• _RECORDS SUPPLIED_:

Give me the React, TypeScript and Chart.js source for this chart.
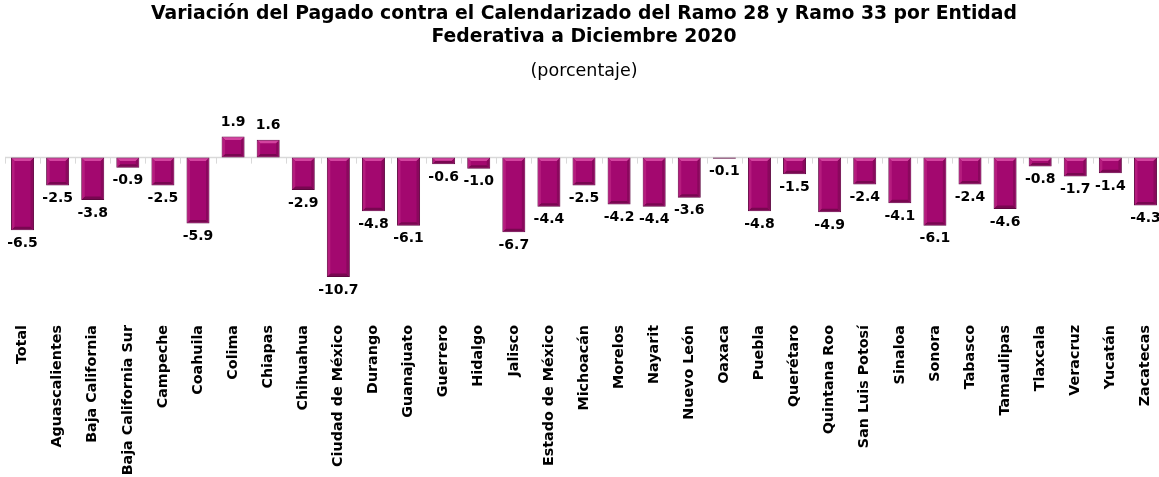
import React, { useEffect, useRef } from "react";
import { Chart, registerables } from "chart.js";

Chart.register(...registerables);

const categories = [
  "Total", "Aguascalientes", "Baja California", "Baja California Sur", "Campeche", "Coahuila",
  "Colima", "Chiapas", "Chihuahua", "Ciudad de México", "Durango", "Guanajuato", "Guerrero",
  "Hidalgo", "Jalisco", "Estado de México", "Michoacán", "Morelos", "Nayarit", "Nuevo León",
  "Oaxaca", "Puebla", "Querétaro", "Quintana Roo", "San Luis Potosí", "Sinaloa", "Sonora",
  "Tabasco", "Tamaulipas", "Tlaxcala", "Veracruz", "Yucatán", "Zacatecas",
];

const values = [
  -6.5, -2.5, -3.8, -0.9, -2.5, -5.9, 1.9, 1.6, -2.9, -10.7, -4.8, -6.1, -0.6, -1.0, -6.7, -4.4,
  -2.5, -4.2, -4.4, -3.6, -0.1, -4.8, -1.5, -4.9, -2.4, -4.1, -6.1, -2.4, -4.6, -0.8, -1.7, -1.4, -4.3,
];

const titleLines = [
  "Variación del Pagado contra el Calendarizado del Ramo 28 y Ramo 33 por Entidad",
  "Federativa a Diciembre 2020",
];
const subtitleText = "(porcentaje)";

const FONT = "'DejaVu Sans', sans-serif";

const axisPlugin = {
  id: "zeroAxis",
  beforeDatasetsDraw(chart: any) {
    const { ctx, chartArea, scales } = chart;
    const xs = scales.x;
    const ys = scales.y;
    const y0 = ys.getPixelForValue(0);
    const cw = xs.getPixelForValue(1) - xs.getPixelForValue(0);
    const start = xs.getPixelForValue(0) - cw / 2;
    ctx.save();
    ctx.strokeStyle = "#D9D9D9";
    ctx.lineWidth = 1.5;
    ctx.beginPath();
    ctx.moveTo(chartArea.left, y0);
    ctx.lineTo(chartArea.right, y0);
    ctx.stroke();
    ctx.lineWidth = 1;
    for (let i = 0; i <= categories.length; i++) {
      const x = Math.round(start + i * cw) + 0.5;
      ctx.beginPath();
      ctx.moveTo(x, y0);
      ctx.lineTo(x, y0 + 6);
      ctx.stroke();
    }
    ctx.restore();
  },
};

const bevelPlugin = {
  id: "bevel",
  afterDatasetsDraw(chart: any) {
    const { ctx } = chart;
    const meta = chart.getDatasetMeta(0);
    ctx.save();
    meta.data.forEach((bar: any) => {
      const p = bar.getProps(["x", "y", "base", "width"], true);
      const left = p.x - p.width / 2;
      const right = p.x + p.width / 2;
      const top = Math.min(p.y, p.base);
      const bottom = Math.max(p.y, p.base);
      const h = bottom - top;
      if (h < 2) return;
      const s = Math.min(2.5, h / 3);
      ctx.fillStyle = "#D3439F";
      ctx.beginPath();
      ctx.moveTo(left + 1, top + 1);
      ctx.lineTo(right - 1, top + 1);
      ctx.lineTo(right - 1 - s, top + 1 + s);
      ctx.lineTo(left + 1 + s, top + 1 + s);
      ctx.closePath();
      ctx.fill();
      ctx.fillStyle = "#780750";
      ctx.beginPath();
      ctx.moveTo(left + 1, bottom - 1);
      ctx.lineTo(right - 1, bottom - 1);
      ctx.lineTo(right - 1 - s, bottom - 1 - s);
      ctx.lineTo(left + 1 + s, bottom - 1 - s);
      ctx.closePath();
      ctx.fill();
      ctx.fillStyle = "#8A085D";
      ctx.beginPath();
      ctx.moveTo(right - 1, top + 1);
      ctx.lineTo(right - 1, bottom - 1);
      ctx.lineTo(right - 1 - s, bottom - 1 - s);
      ctx.lineTo(right - 1 - s, top + 1 + s);
      ctx.closePath();
      ctx.fill();
      ctx.fillStyle = "#B51C7E";
      ctx.beginPath();
      ctx.moveTo(left + 1, top + 1);
      ctx.lineTo(left + 1, bottom - 1);
      ctx.lineTo(left + 1 + s, bottom - 1 - s);
      ctx.lineTo(left + 1 + s, top + 1 + s);
      ctx.closePath();
      ctx.fill();
    });
    ctx.restore();
  },
};

const labelPlugin = {
  id: "valueLabels",
  afterDatasetsDraw(chart: any) {
    const { ctx } = chart;
    const meta = chart.getDatasetMeta(0);
    ctx.save();
    ctx.font = `bold 14px ${FONT}`;
    ctx.fillStyle = "#000000";
    ctx.textAlign = "center";
    ctx.textBaseline = "middle";
    meta.data.forEach((bar: any, i: number) => {
      const v = values[i];
      const p = bar.getProps(["x", "y"], true);
      const y = v < 0 ? p.y + 13 : p.y - 14;
      ctx.fillText(v.toFixed(1), p.x, y);
    });
    ctx.restore();
  },
};

export default function App() {
  const canvasRef = useRef<HTMLCanvasElement | null>(null);

  useEffect(() => {
    if (!canvasRef.current) return;
    const chart = new Chart(canvasRef.current, {
      type: "bar",
      data: {
        labels: categories,
        datasets: [
          {
            data: values,
            backgroundColor: "#A3086F",
            borderColor: "#5E0640",
            borderWidth: 1,
            borderSkipped: false,
            barPercentage: 0.656,
            categoryPercentage: 1,
          },
        ],
      },
      options: {
        animation: false,
        responsive: true,
        maintainAspectRatio: false,
        layout: { padding: { left: 5, right: 0, top: 0, bottom: 0 } },
        plugins: {
          legend: { display: false },
          tooltip: { enabled: false },
          title: {
            display: true,
            text: titleLines,
            color: "#000000",
            font: { family: FONT, size: 18.8, weight: "bold", lineHeight: 1.2 },
            padding: { top: 3, bottom: 0 },
          },
          subtitle: {
            display: true,
            text: subtitleText,
            color: "#000000",
            font: { family: FONT, size: 17.5, weight: "normal", lineHeight: 1.2 },
            padding: { top: 13, bottom: 42 },
          },
        },
        scales: {
          x: {
            grid: { display: false, drawTicks: false },
            border: { display: false },
            ticks: {
              autoSkip: false,
              minRotation: 90,
              maxRotation: 90,
              padding: 0,
              color: "#000000",
              font: { family: FONT, size: 14.3, weight: "bold" },
            },
            afterFit(scale: any) {
              scale.height = 152;
            },
          },
          y: {
            display: false,
            min: -15,
            max: 3,
          },
        },
      },
      plugins: [axisPlugin, bevelPlugin, labelPlugin],
    });
    return () => chart.destroy();
  }, []);

  return (
    <div style={{ position: "absolute", left: 0, top: 0, width: 1159, height: 477, overflow: "hidden", background: "#ffffff" }}>
      <div style={{ position: "relative", width: 1163, height: 477 }}>
        <canvas ref={canvasRef} />
      </div>
    </div>
  );
}
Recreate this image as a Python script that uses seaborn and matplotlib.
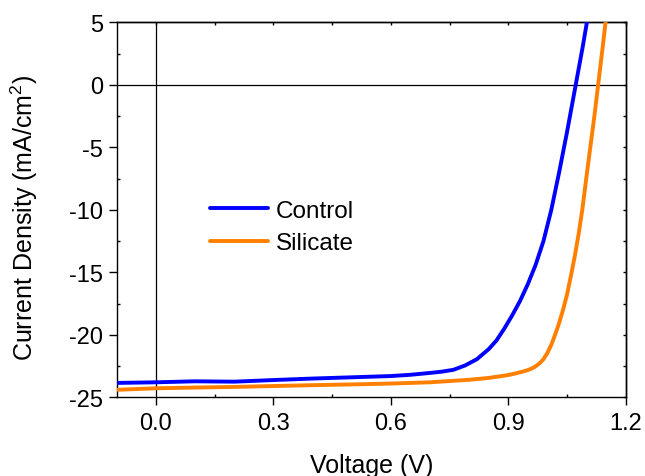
import numpy as np
import pandas as pd
import matplotlib
matplotlib.use("Agg")
import matplotlib.pyplot as plt
from matplotlib.ticker import MultipleLocator, FormatStrFormatter
import seaborn as sns

# ---- data ----
V_control = [-0.1, 0.0, 0.1, 0.2, 0.3, 0.4, 0.5, 0.6, 0.65, 0.7, 0.73, 0.76, 0.79,
             0.82, 0.85, 0.87, 0.89, 0.91, 0.93, 0.95, 0.97, 0.99, 1.01, 1.03,
             1.05, 1.07, 1.09, 1.102]
J_control = [-23.85, -23.8, -23.72, -23.75, -23.62, -23.5, -23.4, -23.3, -23.2,
             -23.05, -22.95, -22.8, -22.45, -21.95, -21.15, -20.45, -19.5, -18.45,
             -17.3, -15.95, -14.4, -12.5, -10.0, -7.0, -3.8, -0.4, 3.0, 5.2]
V_silicate = [-0.1, 0.0, 0.1, 0.2, 0.3, 0.4, 0.5, 0.6, 0.7, 0.8, 0.85, 0.9, 0.92,
              0.94, 0.95, 0.96, 0.97, 0.98, 0.99, 1.0, 1.01, 1.02, 1.03, 1.04, 1.05,
              1.06, 1.07, 1.08, 1.09, 1.10, 1.11, 1.12, 1.13, 1.14, 1.15]
J_silicate = [-24.4, -24.28, -24.22, -24.17, -24.1, -24.03, -23.97, -23.9, -23.8,
              -23.6, -23.45, -23.22, -23.08, -22.92, -22.82, -22.7, -22.52, -22.28,
              -21.95, -21.45, -20.8, -19.97, -19.05, -18.0, -16.8, -15.3, -13.7,
              -11.9, -9.8, -7.3, -4.9, -2.5, 0.1, 2.7, 5.4]
series_names = ["Control", "Silicate"]
series_colors = ["#0000FF", "#FF7F00"]
x_ticks = [0.0, 0.3, 0.6, 0.9, 1.2]
y_ticks = [-25, -20, -15, -10, -5, 0, 5]

df = pd.concat([
    pd.DataFrame({"V": V_control, "J": J_control, "Sample": series_names[0]}),
    pd.DataFrame({"V": V_silicate, "J": J_silicate, "Sample": series_names[1]}),
], ignore_index=True)

sns.set_theme(style="ticks")
plt.rcParams["font.family"] = ["Liberation Sans", "DejaVu Sans"]
plt.rcParams["mathtext.default"] = "regular"
plt.rcParams["axes.unicode_minus"] = False
for k in ("text.color", "axes.labelcolor", "xtick.color", "ytick.color",
          "axes.edgecolor"):
    plt.rcParams[k] = "black"

W, H = 645, 477
fig = plt.figure(figsize=(W / 100, H / 100), dpi=100)
L, R, T, B = 116.7, 625.7, 23.3, 398.3
ax = fig.add_axes([L / W, 1 - B / H, (R - L) / W, (B - T) / H])

ax.axhline(0, color="black", lw=0.9, zorder=1)
ax.axvline(0, color="black", lw=0.9, zorder=1)

sns.lineplot(data=df, x="V", y="J", hue="Sample", palette=series_colors,
             hue_order=series_names, estimator=None, sort=False, lw=2.8,
             ax=ax, zorder=3)
for ln in ax.get_lines():
    ln.set_solid_joinstyle("round")

ax.set_xlim(-0.1, 1.2)
ax.set_ylim(-25, 5)
ax.set_xticks(x_ticks)
ax.set_yticks(y_ticks)
ax.xaxis.set_major_formatter(FormatStrFormatter("%.1f"))
ax.xaxis.set_minor_locator(MultipleLocator(0.15))
ax.yaxis.set_minor_locator(MultipleLocator(2.5))

for s in ax.spines.values():
    s.set_linewidth(1.0)
    s.set_color("black")

ax.tick_params(which="major", direction="out", length=5.5, width=1.0,
               labelsize=17, pad=5, colors="black")
ax.tick_params(axis="y", which="major", pad=4.5)
ax.tick_params(which="minor", direction="in", length=2.5, width=1.0, color="black")

sx = ax.secondary_xaxis("top")
sx.set_xticks(x_ticks)
sx.xaxis.set_minor_locator(MultipleLocator(0.15))
sx.tick_params(which="both", direction="in", length=2.5, width=1.0,
               labeltop=False, color="black")
sy = ax.secondary_yaxis("right")
sy.set_yticks(y_ticks)
sy.yaxis.set_minor_locator(MultipleLocator(2.5))
sy.tick_params(which="both", direction="in", length=2.5, width=1.0,
               labelright=False, color="black")
for a in (sx, sy):
    for s in a.spines.values():
        s.set_linewidth(1.0)

ax.set_xlabel("Voltage (V)", fontsize=18, color="black")
ax.set_ylabel("Current Density (mA/cm$^2$)", fontsize=18, color="black")
ax.xaxis.set_label_coords(0.5, -(454 - B) / (B - T))
ax.yaxis.set_label_coords(-(L - 40) / (R - L), 0.482)

handles, labels = ax.get_legend_handles_labels()
leg = ax.legend(handles, labels, loc="center left",
                bbox_to_anchor=((210 - L) / (R - L), 1 - (228 - T) / (B - T)),
                frameon=False, fontsize=17.5, handlelength=2.4, handletextpad=0.3,
                labelspacing=0.43, borderpad=0, borderaxespad=0)
for t in leg.get_texts():
    t.set_color("black")

fig.savefig("out.png", dpi=100)
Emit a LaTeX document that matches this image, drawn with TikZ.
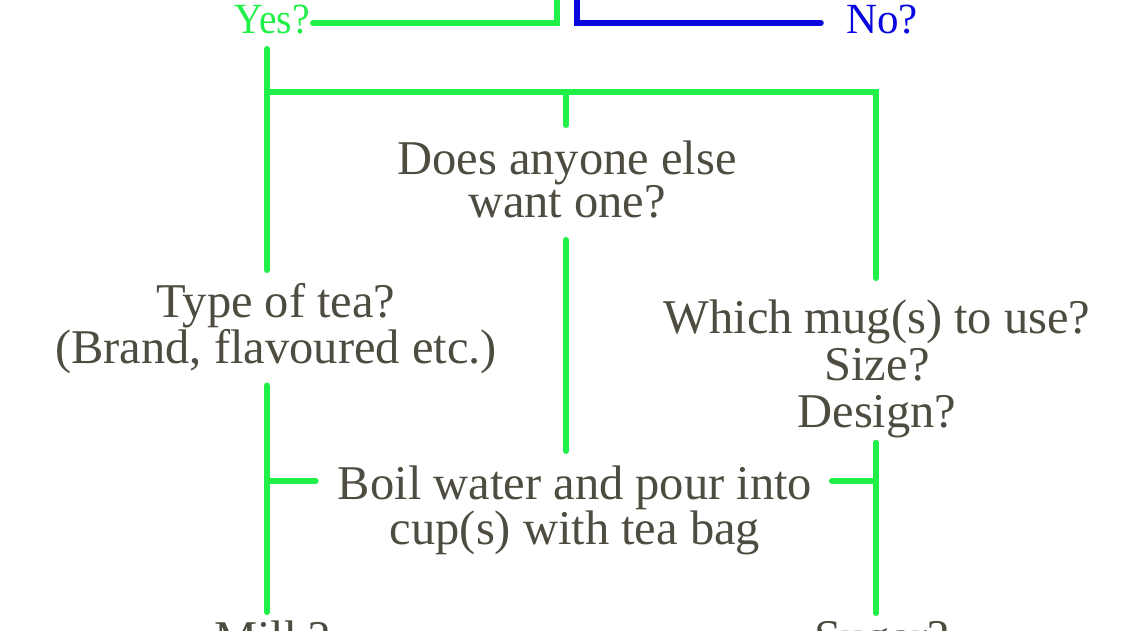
\documentclass[tikz,border=0pt]{standalone}
\usepackage{fontspec}
\setmainfont{Liberation Serif}
\usepackage{xcolor}
\usepackage{graphicx}
\usepackage{tikz}
\usetikzlibrary{positioning}
\definecolor{ink}{RGB}{78,76,64}
\definecolor{yesgreen}{RGB}{32,240,72}
\definecolor{noblue}{RGB}{8,8,222}

\begin{document}
\begin{tikzpicture}[x=0.02cm,y=-0.02cm,
        link/.style={line width=0.12cm, line cap=round, yesgreen},
        nolink/.style={line width=0.12cm, line cap=round, noblue},
        ask/.style={inner sep=0pt, anchor=north, align=center, text=ink,
            font=\fontsize{27.6pt}{25pt}\selectfont},
        answer/.style={inner sep=0pt, anchor=base,
            font=\fontsize{24.5pt}{28pt}\selectfont}]
        \useasboundingbox (0,0) rectangle (1131,630);

        \node[answer, text=yesgreen] (yes) at (272,33) {\scalebox{0.92}[1]{Yes?}};
        \node[answer, text=noblue] (no) at (882,33) {No?};
        \node[ask] (does) at (567,140) {Does anyone else\\want one?};
        \node[ask] (type) at (276,283) {Type of tea?\\(Brand, flavoured etc.)};
        \node[ask, font=\fontsize{27.6pt}{27pt}\selectfont] (which) at (877,299)
            {Which mug(s) to use?\\Size?\\Design?};
        \node[ask] (boil) at (575,465) {Boil water and pour into\\cup(s) with tea bag};
        \node[ask] (milk) at (272,620) {Milk?};
        \node[ask] (sugar) at (882,621) {Sugar?};

        \coordinate (ytop) at (557,0);
        \coordinate (yjoin) at (557,23);
        \coordinate (ntop) at (577,0);
        \coordinate (njoin) at (577,23);
        \coordinate (yfoot) at (267,49);
        \coordinate (lbar) at (267,92);
        \coordinate (mbar) at (566,92);
        \coordinate (rbar) at (876,92);
        \coordinate (ltick) at (267,481);
        \coordinate (rtick) at (876,481);

        % answers at the top
        \draw[link, shorten <=0.06cm] (yes.east |- yjoin) -- (yjoin) -- (ytop);
        \draw[nolink, shorten >=0.5cm] (ntop) -- (njoin) -- (no.west |- njoin);

        % yes branch
        \draw[link, shorten >=0.26cm] (yfoot) -- (yfoot |- type.north);
        \draw[link, shorten >=0.42cm] (lbar) -- (rbar) -- (rbar |- which.north);
        \draw[link, shorten >=0.3cm] (mbar) -- (mbar |- does.north);
        \draw[link, shorten <=0.42cm, shorten >=0.28cm] (mbar |- does.south) -- (mbar |- boil.north);
        \draw[link, shorten <=0.22cm, shorten >=0.16cm] (yfoot |- type.south) -- (yfoot |- milk.north);
        \draw[link, shorten <=0.08cm, shorten >=0.16cm] (rbar |- which.south) -- (rbar |- sugar.north);
        \draw[link, shorten >=0.44cm] (ltick) -- (ltick -| boil.west);
        \draw[link, shorten >=0.39cm] (rtick) -- (rtick -| boil.east);
\end{tikzpicture}
\end{document}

• _CHALLENGE_:
Return exactly what appears from the opening line of the material through the line with "Chart.register(...registerables);", apart from the pictures.

• _RESPONSE_:
Give me the React, TypeScript and Chart.js source for this chart.
import React, { useEffect, useRef } from "react";
import { Chart, registerables } from "chart.js";

Chart.register(...registerables);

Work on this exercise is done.